Isha Rauf, the co-president of the MSA, said the organization and the wider Muslim community at GW are always looking for ways to give back to their religious community. She said the event is an opportunity to donate to an international cause rather than local organizations, which the association has typically focused on in the past.
“It’s not just restricted to people who a part of the MSA or to only our Muslim students on campus – this is an event open to everyone and we want everyone to feel welcome here,” Rauf said. “It’s just an event for us to get people more aware of what’s happening.”
She added that the Syrian refugee crisis, the Yemeni crisis and the Palestinian crisis are some of the biggest issues facing the Muslim world. The Syrian refugee crisis began in 2011 after a conflict between the Syrian president and protesters sparked a civil war, pushing thousands of Syrians to flee to nearby countries.

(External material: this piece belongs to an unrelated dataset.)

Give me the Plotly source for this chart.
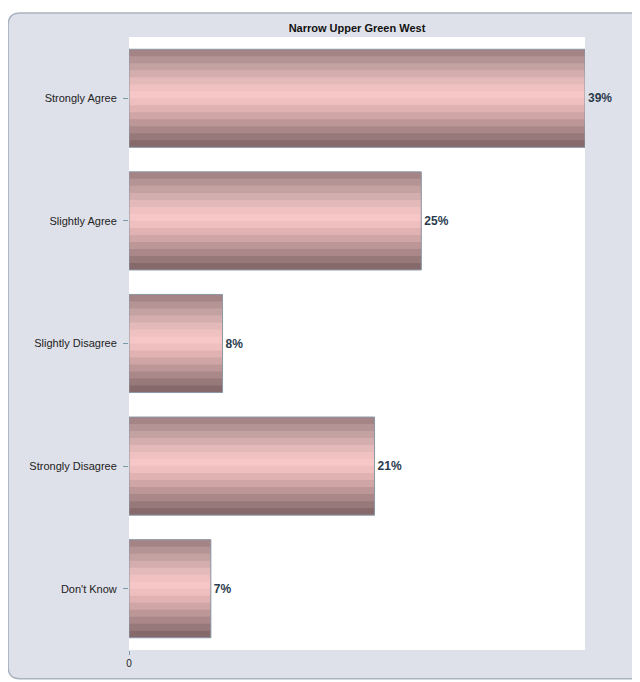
import plotly.graph_objects as go

# categories and percentages
categories = ["Strongly Agree", "Slightly Agree", "Slightly Disagree", "Strongly Disagree", "Don't Know"]
values = [39, 25, 8, 21, 7]
labels = ["39%", "25%", "8%", "21%", "7%"]

# horizontal stripes giving the shaded bar look (top -> bottom)
stripe_colors = ["#a58486", "#b59495", "#c4a2a2", "#d4aeae", "#e4b9b9", "#f0c1c1", "#f7c7c7",
                 "#efbebe", "#e1b2b2", "#d0a5a5", "#bd9697", "#aa8788", "#98797a", "#86696b"]

bar_w = 0.8
n = len(stripe_colors)
h = bar_w / n

fig = go.Figure()

for i, c in enumerate(stripe_colors):
    # each stripe overlaps the next one a little so no seams show
    w = h if i == n - 1 else h * 1.4
    fig.add_trace(go.Bar(
        y=categories, x=values, orientation="h",
        width=w, offset=-bar_w / 2 + i * h,
        marker=dict(color=c, line=dict(width=0)),
        hoverinfo="skip", showlegend=False,
    ))

# outline + value labels
fig.add_trace(go.Bar(
    y=categories, x=values, orientation="h",
    width=bar_w, offset=-bar_w / 2,
    marker=dict(color="rgba(0,0,0,0)", line=dict(color="#8a96a4", width=1)),
    text=["<b>%s</b>" % t for t in labels], textposition="outside", cliponaxis=False,
    textfont=dict(family="Liberation Sans, Arial", size=12, color="#2b3b4e"),
    showlegend=False,
))

# rounded grey panel behind the chart (right side runs off the page)
x0, x1, y0, y1 = -0.265, 1.3, -0.047, 1.039
rx, ry = 0.026, 0.0196
panel = (f"M {x0+rx},{y1} L {x1},{y1} L {x1},{y0} L {x0+rx},{y0} "
         f"Q {x0},{y0} {x0},{y0+ry} L {x0},{y1-ry} Q {x0},{y1} {x0+rx},{y1} Z")

# page has an 8px body margin: keep the figure inside the window (no scrollbars)
fig.update_layout(
    width=624, height=674,
    margin=dict(l=121, r=47, t=29, b=32),
    paper_bgcolor="white",
    plot_bgcolor="white",
    barmode="overlay",
    font=dict(family="Liberation Sans, Arial", size=11, color="#222222"),
    title=dict(text="<b>Narrow Upper Green West</b>", x=0.5, xref="paper", y=1.0, yref="paper",
               yanchor="bottom", pad=dict(b=5),
               font=dict(family="Liberation Sans Narrow, Arial Narrow, Arial", size=11, color="#111111")),
    shapes=[
        dict(type="path", path=panel, xref="paper", yref="paper",
             fillcolor="#dfe1ea", line=dict(color="#a9b2c0", width=1.5), layer="below"),
        dict(type="rect", x0=0, x1=1, y0=0, y1=1, xref="paper", yref="paper",
             fillcolor="white", line=dict(width=0), layer="below"),
    ],
)

fig.update_xaxes(range=[0, 39], tickvals=[0], ticktext=["0"], ticks="outside", ticklen=4,
                 tickcolor="#7a9aaa", showgrid=False, zeroline=False, showline=False,
                 tickfont=dict(size=10))
fig.update_yaxes(autorange="reversed", ticks="outside", ticklen=5, tickcolor="#7a9aaa",
                 showgrid=False, showline=False, ticklabelstandoff=4)

fig.write_html("out.html")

“We really felt that the message was important and something that we could actually back instead of feeling like we were only half-heartedly doing this event,” Rauf said.
Sophia Mohamed, the secretary of MSA, said donations and money raised during the event will go toward lessons on coping mechanisms, mitigating trauma and critical thinking for Syrian refugees. All of the resources are geared toward refugee families, specifically women and children, she said.
“As students, we have the power to bring attention to significant issues that we are passionate about and it is something that we should always strive to do because we can make a great difference,” Mohamed said.